Our sense of touch in terms of artistic expression is more than the sensation of skin contact. It is concentrating all our sensory faculties on the perception of "being" in every sense of the word. This is not unrelated to expressing the existence of human beings, which in turn means touching also on the potential for producing totally new kinds of existence, and nature, and creating hitherto unknown realms and genres.
Majoring in sculpture means stepping into these unknown realms. The history of sculpture has been one of gradually extending this concept, expanding modes of expression and creating new technologies. At the Department of Sculpture, we believe it is vital not only to study this phenomenon, but to personally experience the materials and situations we face in their actuality.
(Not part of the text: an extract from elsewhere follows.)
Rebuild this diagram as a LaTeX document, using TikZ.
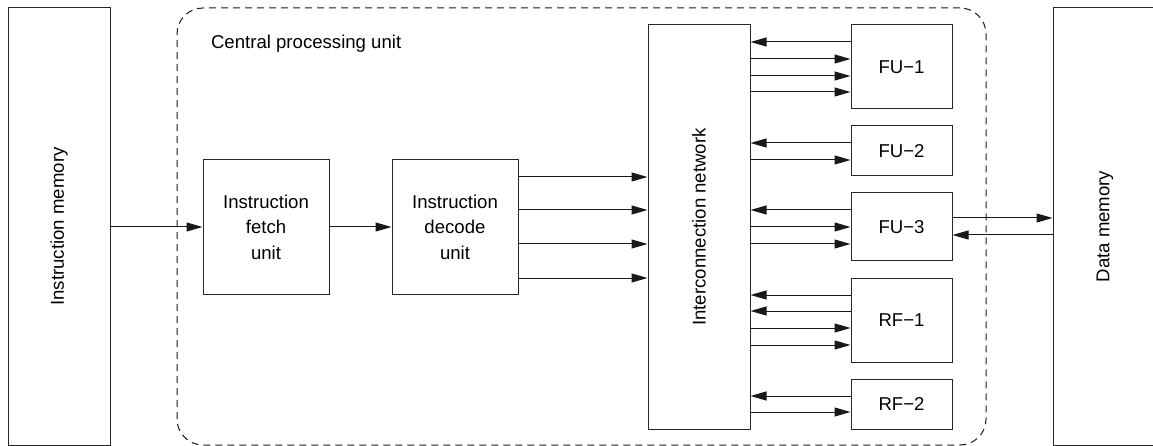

This also means paying attention to previously unrecognized materials, finding new ways to use these experimental materials, as well as traditional materials, and cultivating an awareness of the originality and special nature of Japan as an environment.
The Department of Sculpture thus views the concept of sculpture in terms of its transformation into a much broader discipline, and seeks new kinds of specialized skill as part of this wider scope. In a sense this approach could be described as synthetic, however the synthesis for which we aim is not the gathering of disparate pieces of knowledge. Our aim is to probe for creative possibilities in different situations and environments and search for organic connections, allowing students to construct their own forms of expression as new domains.